Today, the scene is quite the opposite with lorry traffic causing congestion. Despite regulations, the lorries travel throughout the day carrying anything from gas cylinders, iron beams, furniture, bicycles and hardware, creating a lot of noise during loading and unloading operations.

Pervez Bhagat, who owns a hardware store in Broadway, says Loane Square was a major problem, especially due to haphazard parking until three months ago. Now it has been cleared to a great extent.

However, the road, which was one-way from Bharati Women's College to N.S.C. Bose Road, has now been made two-way for over a year now. "The delay is so long as vehicles have to wait for signals in six places," he said.

Residents point out that three years ago there was a proposal to build a flyover across the NSC Bose Road with two subways on either side of the Broadway junction. But the scheme still remains only on paper.

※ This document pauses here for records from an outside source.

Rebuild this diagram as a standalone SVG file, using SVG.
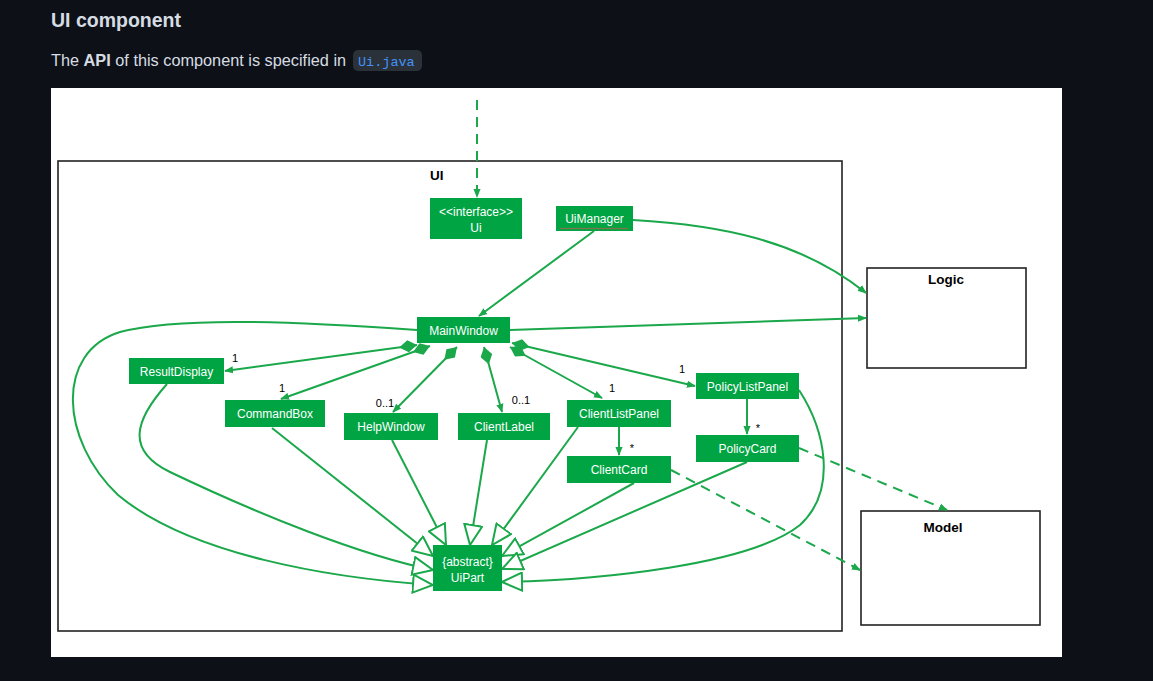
<svg xmlns="http://www.w3.org/2000/svg" width="1153" height="681" viewBox="0 0 1153 681">
<style>
.node rect{fill:#00a443}
.node text{fill:#ffffff;font-family:"Liberation Sans",Arial,sans-serif;font-size:12px;text-anchor:middle}
.edge{fill:none;stroke:#1aa84a;stroke-width:2}
.dash{stroke-dasharray:10 7}
.pkg rect{fill:#ffffff;stroke:#222;stroke-width:1.6}
.pkg text{fill:#000;font-family:"Liberation Sans",Arial,sans-serif;font-size:13.5px;font-weight:bold}
.mult{fill:#000;font-family:"Liberation Sans",Arial,sans-serif;font-size:11px;text-anchor:middle}
</style>
<defs>
<marker id="arr" viewBox="0 0 10 8" refX="9" refY="4" markerWidth="9" markerHeight="8" markerUnits="userSpaceOnUse" orient="auto">
<path d="M0,0 L10,4 L0,8 z" fill="#1aa84a"/>
</marker>
<marker id="tri" viewBox="0 0 22 20" refX="21" refY="10" markerWidth="22" markerHeight="20" markerUnits="userSpaceOnUse" orient="auto">
<path d="M1,1 L21,10 L1,19 z" fill="#ffffff" stroke="#1aa84a" stroke-width="2"/>
</marker>
<marker id="dia" viewBox="0 0 18 12" refX="0" refY="6" markerWidth="18" markerHeight="12" markerUnits="userSpaceOnUse" orient="auto">
<path d="M0,6 L9,0 L18,6 L9,12 z" fill="#1aa84a"/>
</marker>
</defs>
<rect x="0" y="0" width="1153" height="681" fill="#0d1117"/>
<text x="51" y="27" font-family="Liberation Sans,Arial,sans-serif" font-size="19.5" font-weight="bold" fill="#d6dce3">UI component</text>
<text x="51" y="66" font-family="Liberation Sans,Arial,sans-serif" font-size="16.3" fill="#d6dce3">The <tspan font-weight="bold">API</tspan> of this component is specified in</text>
<rect x="353" y="50" width="69" height="21" rx="5" fill="#2b3139"/>
<text x="358" y="65.5" font-family="Liberation Mono,monospace" font-size="13.5" fill="#4493f8">Ui.java</text>
<rect x="51" y="88" width="1011" height="569" fill="#ffffff"/>

<g id="pkg-ui" class="pkg"><rect x="58" y="161" width="784" height="470"/><text x="430" y="180">UI</text></g>
<g id="pkg-logic" class="pkg"><rect x="867" y="268" width="159" height="100"/><text x="946" y="284" text-anchor="middle">Logic</text></g>
<g id="pkg-model" class="pkg"><rect x="861" y="511" width="179" height="114"/><text x="943" y="532" text-anchor="middle">Model</text></g>

<g id="connectors">
<path class="edge dash" d="M477,100 L477,197" marker-end="url(#arr)"/>
<path class="edge" d="M594,231 L479,316" marker-end="url(#arr)"/>
<path class="edge" d="M633,220 C720,225 800,240 866,293" marker-end="url(#arr)"/>
<path class="edge" d="M510,330 L866,318" marker-end="url(#arr)"/>
<path class="edge" d="M417,345 L225,371" marker-start="url(#dia)" marker-end="url(#arr)"/>
<path class="edge" d="M430,346 L281,399" marker-start="url(#dia)" marker-end="url(#arr)"/>
<path class="edge" d="M457,347 L393,412" marker-start="url(#dia)" marker-end="url(#arr)"/>
<path class="edge" d="M484,347 L502,412" marker-start="url(#dia)" marker-end="url(#arr)"/>
<path class="edge" d="M510,347 L602,398" marker-start="url(#dia)" marker-end="url(#arr)"/>
<path class="edge" d="M512,343 L695,386" marker-start="url(#dia)" marker-end="url(#arr)"/>
<path class="edge" d="M619,427 L619,455" marker-end="url(#arr)"/>
<path class="edge" d="M747,399 L747,434" marker-end="url(#arr)"/>
<path class="edge" d="M417,330 C300,322 180,316 120,332 C55,352 60,440 118,495 C190,555 330,578 433,585" marker-end="url(#tri)"/>
<path class="edge" d="M167,384 C135,420 125,450 170,472 C260,515 360,555 433,570" marker-end="url(#tri)"/>
<path class="edge" d="M272,428 L433,556" marker-end="url(#tri)"/>
<path class="edge" d="M392,440 L446,545" marker-end="url(#tri)"/>
<path class="edge" d="M487,440 L470,545" marker-end="url(#tri)"/>
<path class="edge" d="M578,427 L492,545" marker-end="url(#tri)"/>
<path class="edge" d="M634,483 L502,556" marker-end="url(#tri)"/>
<path class="edge" d="M747,462 L502,569" marker-end="url(#tri)"/>
<path class="edge" d="M799,390 C825,430 838,490 800,525 C750,565 600,580 502,582" marker-end="url(#tri)"/>
<path class="edge dash" d="M671,470 L860,570" marker-end="url(#arr)"/>
<path class="edge dash" d="M799,448 L947,510" marker-end="url(#arr)"/>
</g>

<g id="n-ui" class="node"><rect x="430" y="198" width="92" height="41"/><text x="476" y="216">&lt;&lt;interface&gt;&gt;</text><text x="476" y="232">Ui</text></g>
<g id="n-uimanager" class="node"><rect x="556" y="206" width="77" height="25"/><text x="594.5" y="223">UiManager</text><path d="M560,228.5 q1,-1.2 2,0 t2,0 t2,0 t2,0 t2,0 t2,0 t2,0 t2,0 t2,0 t2,0 t2,0 t2,0 t2,0 t2,0 t2,0 t2,0 t2,0 t2,0 t2,0 t2,0 t2,0 t2,0 t2,0 t2,0 t2,0 t2,0 t2,0 t2,0 t2,0 t2,0 t2,0 t2,0 t2,0 t2,0" fill="none" stroke="#d9534f" stroke-width="0.8"/></g>
<g id="n-mainwindow" class="node"><rect x="417" y="317" width="93" height="26"/><text x="463.5" y="334.5">MainWindow</text></g>
<g id="n-resultdisplay" class="node"><rect x="129" y="358" width="95" height="26"/><text x="176.5" y="375.5">ResultDisplay</text></g>
<g id="n-commandbox" class="node"><rect x="225" y="400" width="100" height="27"/><text x="275" y="418">CommandBox</text></g>
<g id="n-helpwindow" class="node"><rect x="344" y="413" width="94" height="27"/><text x="391" y="431">HelpWindow</text></g>
<g id="n-clientlabel" class="node"><rect x="458" y="413" width="92" height="27"/><text x="504" y="431">ClientLabel</text></g>
<g id="n-clientlistpanel" class="node"><rect x="567" y="400" width="104" height="27"/><text x="619" y="418">ClientListPanel</text></g>
<g id="n-clientcard" class="node"><rect x="567" y="456" width="104" height="27"/><text x="619" y="474">ClientCard</text></g>
<g id="n-policylistpanel" class="node"><rect x="696" y="373" width="103" height="26"/><text x="747.5" y="390.5">PolicyListPanel</text></g>
<g id="n-policycard" class="node"><rect x="696" y="435" width="103" height="27"/><text x="747.5" y="453">PolicyCard</text></g>
<g id="n-uipart" class="node"><rect x="433" y="545" width="69" height="46"/><text x="467.5" y="566">{abstract}</text><text x="467.5" y="582">UiPart</text></g>

<g id="labels">
<text class="mult" x="235" y="362">1</text>
<text class="mult" x="282" y="392">1</text>
<text class="mult" x="385" y="407">0..1</text>
<text class="mult" x="521" y="404">0..1</text>
<text class="mult" x="612" y="392">1</text>
<text class="mult" x="682" y="373">1</text>
<text class="mult" x="632" y="452">*</text>
<text class="mult" x="758" y="432">*</text>
</g>
</svg>
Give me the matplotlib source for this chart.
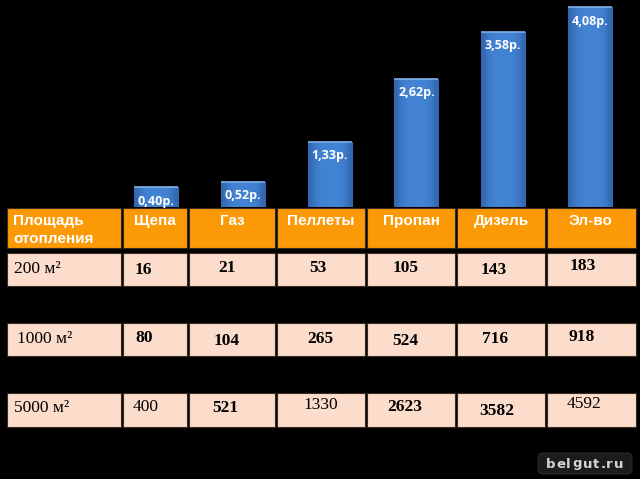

Waterlogging is a major problem that remains unsolved. Rainwater stagnates despite the repairs to the drains. "During the recent rains, Broadway was totally waterlogged. There is knee-deep water even if it rains for 30 minutes," Mr. Bhagat says. Water gets into cars and shops during heavy rains.

The Loane Square Park and the old Law College Hostel have been occupied by slum dwellers. "People have put up their huts on all narrow by-lanes that are linked to Broadway, affecting free movement of road users," Mr. Nandakumar says The hostel, which once served as an air raid shelter during the great war, is today a picture of neglect, he says.

Residents say the poultry market near the road was a major health hazard.

On weekends, poultry waste is disposed into the schools nearby. "It has become an eyesore for the entire George Town area," notes a long-time resident.

Noman Millwala, president of the Broadway Business Association, says that though encroachments are cleared after repeated appeals to the Chennai Corporation, they seem reappear every time.

Garbage clearance is a major problem, Mr. Millwala says, pointing out that only a systematic mechanism through a private agency can solve the situation.

Once the heart of Chennai's `blacktown' in the early British period, today's city managers seem to show little concern for preserving one of Chennai's oldest neighbourhoods.

Conservation enthusiasts, as also Broadway residents call for serious efforts to focus on civic improvements as also to protect the old landmark structures in the area.